Mike Judge might know that, even with all of his culturally influential television and film projects over the years, his only Primetime Emmy Award win out of a sea of nominations was for King of the Hill. What even this caliber of fan might not know, however, is that Judge is a card-carrying member of the scientific community.
Long before Judge’s creations—Beavis and Butthead, Office Space, and Silicon Valley to name a few—ever entered the zeitgeist, Judge himself entered the world as the second of three children born to archaeologist Jim Judge and librarian Margaret Blue. His father also worked for a nonprofit organization focusing on agricultural development in Ecuador, where Judge spent his earliest years. It was during those years, and his childhood in Albuquerque, that Judge and his brother Jay first dreamed up the colorful characters he’d become known for, some of which were based on real people they knew personally. One such character was based partially on Judge’s college physics professor, a man who would play a pivotal role in Judge’s artistic career as well as his academic one.
In 1986, Judge graduated from the University of California, San Diego with a bachelor’s degree in physics. He used the skills he developed in college to land jobs first at Support Systems Associates Incorporated and then at Parallax Graphics, which made hardware interface cards for early high-resolution screens. If Judge had stuck with that company instead of quitting to play bass for a touring blues band, we may never have experienced the wealth of comedic content he would eventually develop.
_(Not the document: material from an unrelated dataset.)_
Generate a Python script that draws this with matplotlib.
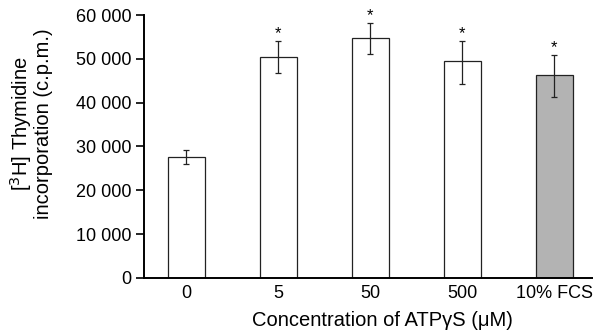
import matplotlib.pyplot as plt

plt.rcParams['font.family'] = ['Liberation Sans', 'DejaVu Sans']

categories = ["0", "5", "50", "500", "10% FCS"]
values = [27500, 50400, 54800, 49500, 46300]
err_up = [1600, 3700, 3400, 4600, 4600]
err_down = [1600, 3600, 3700, 5200, 5000]
significant = [False, True, True, True, True]
colors = ["white", "white", "white", "white", "#b3b3b3"]
yticks = [0, 10000, 20000, 30000, 40000, 50000, 60000]


def main() -> None:
    fig = plt.figure(figsize=(5.93, 3.36), dpi=100)
    ax = fig.add_axes([0.243, 0.173, 0.757, 0.782])
    x = list(range(len(categories)))
    ax.bar(x, values, width=0.4, color=colors, edgecolor="#222222",
           linewidth=0.9, zorder=2)
    ax.errorbar(x, values, yerr=[err_down, err_up], fmt="none",
                ecolor="#222222", elinewidth=0.9, capsize=2.5,
                capthick=0.9, zorder=3)
    for xi, v, up, sig in zip(x, values, err_up, significant):
        if sig:
            ax.annotate("*", (xi, v + up), xytext=(0, 0),
                        textcoords="offset points", ha="center",
                        va="bottom", fontsize=12)

    ax.set_xlim(-0.46, 4.42)
    ax.set_ylim(0, 60000)
    ax.set_xticks(x)
    ax.set_xticklabels(categories, fontsize=13)
    ax.set_yticks(yticks)
    ax.set_yticklabels([f"{t:,}".replace(",", " ") for t in yticks],
                       fontsize=13)
    ax.tick_params(axis="x", length=0, pad=5)
    ax.tick_params(axis="y", length=6, width=1.2, pad=3)
    for side in ["top", "right"]:
        ax.spines[side].set_visible(False)
    for side in ["left", "bottom"]:
        ax.spines[side].set_linewidth(1.4)
    ax.set_xlabel("Concentration of ATPγS (μM)", fontsize=14.5)
    ax.xaxis.set_label_coords(0.53, -0.125)
    ax.set_ylabel("[$^3$H] Thymidine\nincorporation (c.p.m.)", fontsize=14.5,
                  linespacing=1.0)
    ax.yaxis.set_label_coords(-0.203, 0.586)
    fig.savefig("out.png", dpi=100)


if __name__ == "__main__":
    main()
His time in the band took Judge to Dallas, where he enrolled in graduate math classes at the University of Texas at Dallas, while also dabbling in animation. It was this early experimentation with animation that led to the first iteration of Office Space—a.k.a. the Milton series of shorts—and firmly set Judge on the creative path:
“I really felt alive,” Judge said. “Especially when I first got film back from the lab and put it in the projector and saw that it looked like a cartoon.”
Despite his successes in the TV and film industry, and the decision to move away from a career in the sciences, Judge didn’t forget his alma mater. In 2009, he returned to UCSD as a keynote speaker for the school’s graduation ceremony. He stressed that just because academic and workplace superiors might have a certain path in mind for you, that doesn’t mean it’s the best one:
They pounded into us that if everyone would just get a degree in science, it would solve all the world’s problems … But if you’re doing something you like, and you know what you want, you have a passion, you’ll have that to guide you.
During a Q&A from that event, Judge also spoke in no uncertain terms about how his foundation in science still serves a function his creative life:
I don’t think you need to know physics to do animation, but there is a thing called squash and stretch that you do in animation — because the physics don’t look right. In a weird way, there is some physics of motion in animation. In thermodynamics, you learn probability and statistics and, so, sometimes when the studio is trying to pull one over on me about the statistics of a test screening etc. I can just lecture them on how it really is and how unscientific they’re being.
Judge is a fantastic case to show how a scientific education helps to inform the way we approach challenges and how we view the world, even if the specific science of study has little to do with our day-to-day job. You can clearly see science’s influence in Judge’s work; he shines a light on the dangers of its absence in Idiocracy, and mines comedy from its painfully awkward side in Silicon Valley. Despite his frustrations with engineers and the tech world at large, it was worth it to see those formative experiences turned into a wealth of hilarity for generations of audiences to enjoy.